There are scenarios in which a Recipe configured to run “every 30 minutes” is executing only once every 60 minutes. The scheduler shows the next run as 60 minutes away, and there is no run attempt or failure at the 30-minute mark.
For example, a CRM Analytics recipe scheduled to refresh an opportunity pipeline dashboard every 30 minutes may appear to only run at the top of each hour if the start time is set to :30 instead of :00.
This happens because the system uses a cron-style matching scheduler, not an interval-based timer. The scheduler checks the current minute and runs the job only when the current minute matches the cron pattern.
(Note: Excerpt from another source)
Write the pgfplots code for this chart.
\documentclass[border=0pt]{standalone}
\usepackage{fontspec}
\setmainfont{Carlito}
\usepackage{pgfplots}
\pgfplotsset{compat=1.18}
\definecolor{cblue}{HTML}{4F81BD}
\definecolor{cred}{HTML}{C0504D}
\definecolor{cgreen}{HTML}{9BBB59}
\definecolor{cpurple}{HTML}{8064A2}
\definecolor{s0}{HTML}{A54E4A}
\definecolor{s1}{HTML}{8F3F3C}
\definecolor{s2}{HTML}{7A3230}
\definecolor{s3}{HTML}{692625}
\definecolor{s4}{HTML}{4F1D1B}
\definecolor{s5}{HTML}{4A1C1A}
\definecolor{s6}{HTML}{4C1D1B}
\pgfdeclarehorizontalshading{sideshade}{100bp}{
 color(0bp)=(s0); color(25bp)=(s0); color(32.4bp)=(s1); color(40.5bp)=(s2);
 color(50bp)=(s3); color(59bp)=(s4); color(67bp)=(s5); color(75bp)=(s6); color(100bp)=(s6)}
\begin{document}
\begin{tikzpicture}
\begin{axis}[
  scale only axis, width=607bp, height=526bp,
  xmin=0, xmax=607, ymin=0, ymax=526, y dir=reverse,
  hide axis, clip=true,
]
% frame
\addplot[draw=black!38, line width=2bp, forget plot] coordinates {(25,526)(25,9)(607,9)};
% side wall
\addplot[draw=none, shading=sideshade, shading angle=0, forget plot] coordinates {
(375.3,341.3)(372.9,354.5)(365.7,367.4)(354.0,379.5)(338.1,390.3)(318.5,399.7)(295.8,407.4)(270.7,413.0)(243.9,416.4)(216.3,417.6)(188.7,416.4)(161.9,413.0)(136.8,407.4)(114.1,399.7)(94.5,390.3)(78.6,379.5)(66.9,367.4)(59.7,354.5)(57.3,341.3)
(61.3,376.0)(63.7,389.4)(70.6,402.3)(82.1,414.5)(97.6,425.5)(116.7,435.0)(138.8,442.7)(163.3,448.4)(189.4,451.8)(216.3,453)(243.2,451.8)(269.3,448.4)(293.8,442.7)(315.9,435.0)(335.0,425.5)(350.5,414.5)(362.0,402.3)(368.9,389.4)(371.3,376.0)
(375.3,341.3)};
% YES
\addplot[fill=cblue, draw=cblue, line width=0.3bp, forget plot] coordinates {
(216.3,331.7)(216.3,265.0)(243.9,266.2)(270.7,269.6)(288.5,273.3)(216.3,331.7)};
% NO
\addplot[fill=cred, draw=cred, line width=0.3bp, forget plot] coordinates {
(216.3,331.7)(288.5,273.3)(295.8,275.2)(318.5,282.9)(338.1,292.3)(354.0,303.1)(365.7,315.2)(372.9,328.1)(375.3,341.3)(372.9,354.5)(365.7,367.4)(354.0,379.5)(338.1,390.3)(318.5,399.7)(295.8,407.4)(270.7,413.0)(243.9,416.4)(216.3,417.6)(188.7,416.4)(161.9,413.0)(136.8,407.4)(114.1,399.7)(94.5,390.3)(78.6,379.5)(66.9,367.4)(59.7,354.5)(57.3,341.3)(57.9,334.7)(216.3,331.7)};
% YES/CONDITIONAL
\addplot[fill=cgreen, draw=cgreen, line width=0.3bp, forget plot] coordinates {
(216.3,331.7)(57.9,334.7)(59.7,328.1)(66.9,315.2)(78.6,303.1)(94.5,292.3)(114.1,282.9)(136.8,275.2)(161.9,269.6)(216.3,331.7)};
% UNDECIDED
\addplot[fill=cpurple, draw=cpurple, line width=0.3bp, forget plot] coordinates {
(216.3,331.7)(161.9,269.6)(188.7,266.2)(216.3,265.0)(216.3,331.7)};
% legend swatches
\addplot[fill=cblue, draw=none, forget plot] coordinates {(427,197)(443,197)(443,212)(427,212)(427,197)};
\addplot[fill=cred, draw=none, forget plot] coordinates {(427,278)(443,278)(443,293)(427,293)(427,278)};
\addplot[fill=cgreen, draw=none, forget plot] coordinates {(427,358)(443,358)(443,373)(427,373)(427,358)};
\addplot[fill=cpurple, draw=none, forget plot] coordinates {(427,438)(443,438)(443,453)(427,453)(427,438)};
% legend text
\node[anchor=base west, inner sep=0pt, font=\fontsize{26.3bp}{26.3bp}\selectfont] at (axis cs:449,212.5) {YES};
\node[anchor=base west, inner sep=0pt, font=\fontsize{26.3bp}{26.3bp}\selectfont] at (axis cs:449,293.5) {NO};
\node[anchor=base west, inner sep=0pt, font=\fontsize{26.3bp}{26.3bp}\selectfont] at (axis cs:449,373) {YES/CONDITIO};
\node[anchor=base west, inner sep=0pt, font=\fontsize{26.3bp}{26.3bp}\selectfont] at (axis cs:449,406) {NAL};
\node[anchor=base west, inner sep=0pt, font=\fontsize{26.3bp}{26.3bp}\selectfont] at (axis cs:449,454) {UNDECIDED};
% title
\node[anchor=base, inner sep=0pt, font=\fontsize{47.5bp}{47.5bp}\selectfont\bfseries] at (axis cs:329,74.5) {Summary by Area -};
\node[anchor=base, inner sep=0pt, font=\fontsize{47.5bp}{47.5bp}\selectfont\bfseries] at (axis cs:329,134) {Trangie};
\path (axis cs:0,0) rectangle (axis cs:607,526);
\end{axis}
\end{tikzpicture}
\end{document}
It does not track when the job last ran or calculate “30 minutes after the previous execution.”
Because of this design:
The scheduler is matching-based, not interval-based.
It does not remember the last run time.
It does not compute actual elapsed intervals.
It simply checks whether the current minute is part of a predefined set of valid minutes.
Because of this model, repeating intervals must align with minute 0 of the hour and must divide evenly into 60. For example, you can express the time as Cron Expressions like:
Every 10 minutes → */10 → :00, :10, :20, :30, :40, :50
Every 15 minutes → */15 → :00, :15, :30, :45
Every 20 minutes → */20 → :00, :20, :40
Every 30 minutes → */30 → :00, :30
Set the job to start at the top of the hour (:00).
Example: change the start time from 9:30 to 10:00. Then the recipe will run at :00 and :30 every hour as expected.
This ensures the cron-based scheduler matches every 30 minutes consistently.